### GIVEN INFORMATION

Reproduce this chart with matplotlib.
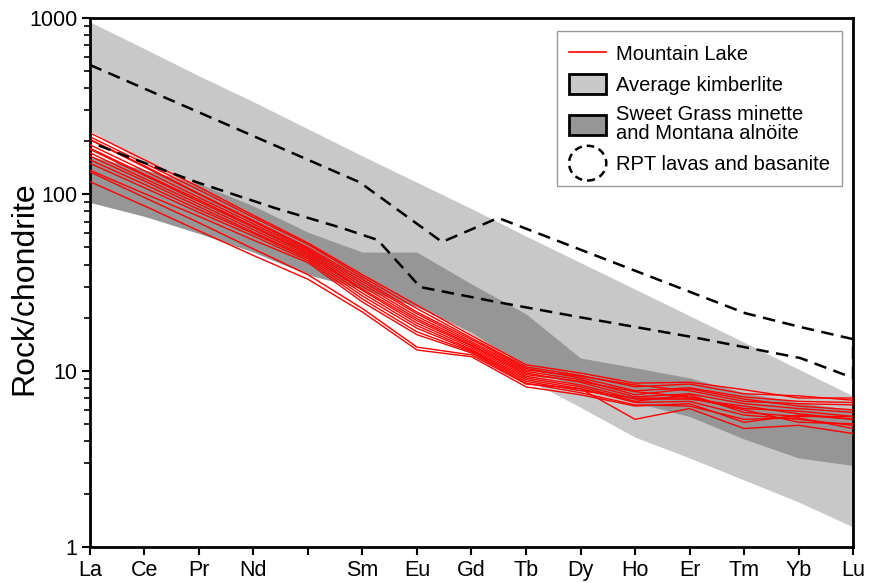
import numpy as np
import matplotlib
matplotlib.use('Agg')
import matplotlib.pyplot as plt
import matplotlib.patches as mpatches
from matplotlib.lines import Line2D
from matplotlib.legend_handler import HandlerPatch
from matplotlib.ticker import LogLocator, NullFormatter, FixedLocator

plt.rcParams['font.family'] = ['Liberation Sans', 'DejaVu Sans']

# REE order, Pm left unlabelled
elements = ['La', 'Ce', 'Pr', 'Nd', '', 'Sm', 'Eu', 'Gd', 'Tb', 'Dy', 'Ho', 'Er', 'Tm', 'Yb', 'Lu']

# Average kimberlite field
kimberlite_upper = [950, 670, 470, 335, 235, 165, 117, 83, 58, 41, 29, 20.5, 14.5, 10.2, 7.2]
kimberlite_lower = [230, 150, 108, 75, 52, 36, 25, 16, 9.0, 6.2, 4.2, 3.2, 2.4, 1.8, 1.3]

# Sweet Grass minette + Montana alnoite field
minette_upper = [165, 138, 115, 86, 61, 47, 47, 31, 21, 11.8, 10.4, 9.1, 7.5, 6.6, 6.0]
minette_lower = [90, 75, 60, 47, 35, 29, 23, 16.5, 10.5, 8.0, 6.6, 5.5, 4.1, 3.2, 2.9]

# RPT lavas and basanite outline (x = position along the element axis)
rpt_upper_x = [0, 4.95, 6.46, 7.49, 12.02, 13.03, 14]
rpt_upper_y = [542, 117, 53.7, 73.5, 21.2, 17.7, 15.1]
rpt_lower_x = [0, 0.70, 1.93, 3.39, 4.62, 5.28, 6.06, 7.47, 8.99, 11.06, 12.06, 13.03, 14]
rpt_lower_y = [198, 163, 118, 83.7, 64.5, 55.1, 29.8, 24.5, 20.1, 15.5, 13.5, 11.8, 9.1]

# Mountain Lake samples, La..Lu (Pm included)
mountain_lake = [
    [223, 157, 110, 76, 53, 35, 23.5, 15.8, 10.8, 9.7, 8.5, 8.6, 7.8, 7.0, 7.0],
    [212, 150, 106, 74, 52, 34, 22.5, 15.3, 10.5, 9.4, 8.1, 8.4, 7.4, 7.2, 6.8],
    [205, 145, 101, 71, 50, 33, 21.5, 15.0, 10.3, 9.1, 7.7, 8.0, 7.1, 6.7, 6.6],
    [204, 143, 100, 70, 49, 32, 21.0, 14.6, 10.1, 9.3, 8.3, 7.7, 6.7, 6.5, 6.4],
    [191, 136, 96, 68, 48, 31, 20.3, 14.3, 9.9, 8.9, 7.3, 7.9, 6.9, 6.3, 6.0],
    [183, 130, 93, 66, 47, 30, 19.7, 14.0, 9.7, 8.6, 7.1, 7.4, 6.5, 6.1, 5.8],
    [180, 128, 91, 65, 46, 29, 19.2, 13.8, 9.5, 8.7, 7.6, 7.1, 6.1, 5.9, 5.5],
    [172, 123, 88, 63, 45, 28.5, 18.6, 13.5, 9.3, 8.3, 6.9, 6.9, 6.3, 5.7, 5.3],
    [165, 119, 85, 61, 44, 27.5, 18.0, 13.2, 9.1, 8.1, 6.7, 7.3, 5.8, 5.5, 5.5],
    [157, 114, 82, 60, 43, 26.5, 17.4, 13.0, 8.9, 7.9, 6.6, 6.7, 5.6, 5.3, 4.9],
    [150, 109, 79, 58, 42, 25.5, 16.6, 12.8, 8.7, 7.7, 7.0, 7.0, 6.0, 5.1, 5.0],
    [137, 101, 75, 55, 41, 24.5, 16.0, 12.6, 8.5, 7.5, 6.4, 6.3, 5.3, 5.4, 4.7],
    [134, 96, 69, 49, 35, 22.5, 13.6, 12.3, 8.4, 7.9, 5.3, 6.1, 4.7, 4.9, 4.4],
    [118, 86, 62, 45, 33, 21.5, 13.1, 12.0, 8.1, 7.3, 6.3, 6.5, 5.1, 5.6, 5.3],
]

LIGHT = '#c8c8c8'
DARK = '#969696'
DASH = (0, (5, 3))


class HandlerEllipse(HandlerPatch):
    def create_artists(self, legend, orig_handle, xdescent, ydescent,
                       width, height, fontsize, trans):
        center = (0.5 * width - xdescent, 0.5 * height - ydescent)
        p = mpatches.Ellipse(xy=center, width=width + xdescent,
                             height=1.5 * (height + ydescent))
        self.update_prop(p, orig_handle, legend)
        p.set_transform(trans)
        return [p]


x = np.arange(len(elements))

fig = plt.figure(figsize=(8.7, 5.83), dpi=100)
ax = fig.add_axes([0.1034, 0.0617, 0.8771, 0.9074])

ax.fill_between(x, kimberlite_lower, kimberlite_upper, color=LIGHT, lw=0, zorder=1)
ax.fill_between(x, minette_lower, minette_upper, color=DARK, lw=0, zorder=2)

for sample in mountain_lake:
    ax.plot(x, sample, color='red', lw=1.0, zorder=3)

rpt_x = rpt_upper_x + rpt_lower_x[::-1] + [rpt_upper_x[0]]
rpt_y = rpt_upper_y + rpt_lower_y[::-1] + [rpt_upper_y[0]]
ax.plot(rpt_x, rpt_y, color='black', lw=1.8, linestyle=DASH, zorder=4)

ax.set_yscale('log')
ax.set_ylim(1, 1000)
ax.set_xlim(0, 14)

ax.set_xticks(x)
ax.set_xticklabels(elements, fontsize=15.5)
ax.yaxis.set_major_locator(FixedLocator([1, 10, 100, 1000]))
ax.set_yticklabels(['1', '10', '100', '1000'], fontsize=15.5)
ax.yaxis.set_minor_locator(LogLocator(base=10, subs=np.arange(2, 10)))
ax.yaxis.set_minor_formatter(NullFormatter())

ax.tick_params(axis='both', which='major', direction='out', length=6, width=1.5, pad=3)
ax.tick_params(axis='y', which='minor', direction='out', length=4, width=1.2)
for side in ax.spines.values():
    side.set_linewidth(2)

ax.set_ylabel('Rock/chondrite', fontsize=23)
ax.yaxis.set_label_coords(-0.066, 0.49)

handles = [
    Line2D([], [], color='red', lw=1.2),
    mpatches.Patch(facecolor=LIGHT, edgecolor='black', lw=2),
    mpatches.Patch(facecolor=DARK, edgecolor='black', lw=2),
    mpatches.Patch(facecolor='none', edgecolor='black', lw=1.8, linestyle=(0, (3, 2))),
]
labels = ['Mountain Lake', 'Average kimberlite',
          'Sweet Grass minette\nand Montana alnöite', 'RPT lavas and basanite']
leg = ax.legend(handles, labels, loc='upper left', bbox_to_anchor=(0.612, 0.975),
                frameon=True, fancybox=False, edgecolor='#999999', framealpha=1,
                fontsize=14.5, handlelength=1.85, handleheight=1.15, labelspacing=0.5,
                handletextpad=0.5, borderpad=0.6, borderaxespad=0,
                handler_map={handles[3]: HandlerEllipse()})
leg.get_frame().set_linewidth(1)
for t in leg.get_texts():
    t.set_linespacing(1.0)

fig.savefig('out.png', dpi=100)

### TASK TO CARRY OUT
Keep every word of the data as it is when you write it out, but drop the pictures.

### EXPECTED ANSWER
Reproduce this chart with matplotlib.
import numpy as np
import matplotlib
matplotlib.use('Agg')
import matplotlib.pyplot as plt
import matplotlib.patches as mpatches
from matplotlib.lines import Line2D
from matplotlib.legend_handler import HandlerPatch
from matplotlib.ticker import LogLocator, NullFormatter, FixedLocator

plt.rcParams['font.family'] = ['Liberation Sans', 'DejaVu Sans']

# REE order, Pm left unlabelled
elements = ['La', 'Ce', 'Pr', 'Nd', '', 'Sm', 'Eu', 'Gd', 'Tb', 'Dy', 'Ho', 'Er', 'Tm', 'Yb', 'Lu']

# Average kimberlite field
kimberlite_upper = [950, 670, 470, 335, 235, 165, 117, 83, 58, 41, 29, 20.5, 14.5, 10.2, 7.2]
kimberlite_lower = [230, 150, 108, 75, 52, 36, 25, 16, 9.0, 6.2, 4.2, 3.2, 2.4, 1.8, 1.3]

# Sweet Grass minette + Montana alnoite field
minette_upper = [165, 138, 115, 86, 61, 47, 47, 31, 21, 11.8, 10.4, 9.1, 7.5, 6.6, 6.0]
minette_lower = [90, 75, 60, 47, 35, 29, 23, 16.5, 10.5, 8.0, 6.6, 5.5, 4.1, 3.2, 2.9]

# RPT lavas and basanite outline (x = position along the element axis)
rpt_upper_x = [0, 4.95, 6.46, 7.49, 12.02, 13.03, 14]
rpt_upper_y = [542, 117, 53.7, 73.5, 21.2, 17.7, 15.1]
rpt_lower_x = [0, 0.70, 1.93, 3.39, 4.62, 5.28, 6.06, 7.47, 8.99, 11.06, 12.06, 13.03, 14]
rpt_lower_y = [198, 163, 118, 83.7, 64.5, 55.1, 29.8, 24.5, 20.1, 15.5, 13.5, 11.8, 9.1]

# Mountain Lake samples, La..Lu (Pm included)
mountain_lake = [
    [223, 157, 110, 76, 53, 35, 23.5, 15.8, 10.8, 9.7, 8.5, 8.6, 7.8, 7.0, 7.0],
    [212, 150, 106, 74, 52, 34, 22.5, 15.3, 10.5, 9.4, 8.1, 8.4, 7.4, 7.2, 6.8],
    [205, 145, 101, 71, 50, 33, 21.5, 15.0, 10.3, 9.1, 7.7, 8.0, 7.1, 6.7, 6.6],
    [204, 143, 100, 70, 49, 32, 21.0, 14.6, 10.1, 9.3, 8.3, 7.7, 6.7, 6.5, 6.4],
    [191, 136, 96, 68, 48, 31, 20.3, 14.3, 9.9, 8.9, 7.3, 7.9, 6.9, 6.3, 6.0],
    [183, 130, 93, 66, 47, 30, 19.7, 14.0, 9.7, 8.6, 7.1, 7.4, 6.5, 6.1, 5.8],
    [180, 128, 91, 65, 46, 29, 19.2, 13.8, 9.5, 8.7, 7.6, 7.1, 6.1, 5.9, 5.5],
    [172, 123, 88, 63, 45, 28.5, 18.6, 13.5, 9.3, 8.3, 6.9, 6.9, 6.3, 5.7, 5.3],
    [165, 119, 85, 61, 44, 27.5, 18.0, 13.2, 9.1, 8.1, 6.7, 7.3, 5.8, 5.5, 5.5],
    [157, 114, 82, 60, 43, 26.5, 17.4, 13.0, 8.9, 7.9, 6.6, 6.7, 5.6, 5.3, 4.9],
    [150, 109, 79, 58, 42, 25.5, 16.6, 12.8, 8.7, 7.7, 7.0, 7.0, 6.0, 5.1, 5.0],
    [137, 101, 75, 55, 41, 24.5, 16.0, 12.6, 8.5, 7.5, 6.4, 6.3, 5.3, 5.4, 4.7],
    [134, 96, 69, 49, 35, 22.5, 13.6, 12.3, 8.4, 7.9, 5.3, 6.1, 4.7, 4.9, 4.4],
    [118, 86, 62, 45, 33, 21.5, 13.1, 12.0, 8.1, 7.3, 6.3, 6.5, 5.1, 5.6, 5.3],
]

LIGHT = '#c8c8c8'
DARK = '#969696'
DASH = (0, (5, 3))


class HandlerEllipse(HandlerPatch):
    def create_artists(self, legend, orig_handle, xdescent, ydescent,
                       width, height, fontsize, trans):
        center = (0.5 * width - xdescent, 0.5 * height - ydescent)
        p = mpatches.Ellipse(xy=center, width=width + xdescent,
                             height=1.5 * (height + ydescent))
        self.update_prop(p, orig_handle, legend)
        p.set_transform(trans)
        return [p]


x = np.arange(len(elements))

fig = plt.figure(figsize=(8.7, 5.83), dpi=100)
ax = fig.add_axes([0.1034, 0.0617, 0.8771, 0.9074])

ax.fill_between(x, kimberlite_lower, kimberlite_upper, color=LIGHT, lw=0, zorder=1)
ax.fill_between(x, minette_lower, minette_upper, color=DARK, lw=0, zorder=2)

for sample in mountain_lake:
    ax.plot(x, sample, color='red', lw=1.0, zorder=3)

rpt_x = rpt_upper_x + rpt_lower_x[::-1] + [rpt_upper_x[0]]
rpt_y = rpt_upper_y + rpt_lower_y[::-1] + [rpt_upper_y[0]]
ax.plot(rpt_x, rpt_y, color='black', lw=1.8, linestyle=DASH, zorder=4)

ax.set_yscale('log')
ax.set_ylim(1, 1000)
ax.set_xlim(0, 14)

ax.set_xticks(x)
ax.set_xticklabels(elements, fontsize=15.5)
ax.yaxis.set_major_locator(FixedLocator([1, 10, 100, 1000]))
ax.set_yticklabels(['1', '10', '100', '1000'], fontsize=15.5)
ax.yaxis.set_minor_locator(LogLocator(base=10, subs=np.arange(2, 10)))
ax.yaxis.set_minor_formatter(NullFormatter())

ax.tick_params(axis='both', which='major', direction='out', length=6, width=1.5, pad=3)
ax.tick_params(axis='y', which='minor', direction='out', length=4, width=1.2)
for side in ax.spines.values():
    side.set_linewidth(2)

ax.set_ylabel('Rock/chondrite', fontsize=23)
ax.yaxis.set_label_coords(-0.066, 0.49)

handles = [
    Line2D([], [], color='red', lw=1.2),
    mpatches.Patch(facecolor=LIGHT, edgecolor='black', lw=2),
    mpatches.Patch(facecolor=DARK, edgecolor='black', lw=2),
    mpatches.Patch(facecolor='none', edgecolor='black', lw=1.8, linestyle=(0, (3, 2))),
]
labels = ['Mountain Lake', 'Average kimberlite',
          'Sweet Grass minette\nand Montana alnöite', 'RPT lavas and basanite']
leg = ax.legend(handles, labels, loc='upper left', bbox_to_anchor=(0.612, 0.975),
                frameon=True, fancybox=False, edgecolor='#999999', framealpha=1,
                fontsize=14.5, handlelength=1.85, handleheight=1.15, labelspacing=0.5,
                handletextpad=0.5, borderpad=0.6, borderaxespad=0,
                handler_map={handles[3]: HandlerEllipse()})
leg.get_frame().set_linewidth(1)
for t in leg.get_texts():
    t.set_linespacing(1.0)

fig.savefig('out.png', dpi=100)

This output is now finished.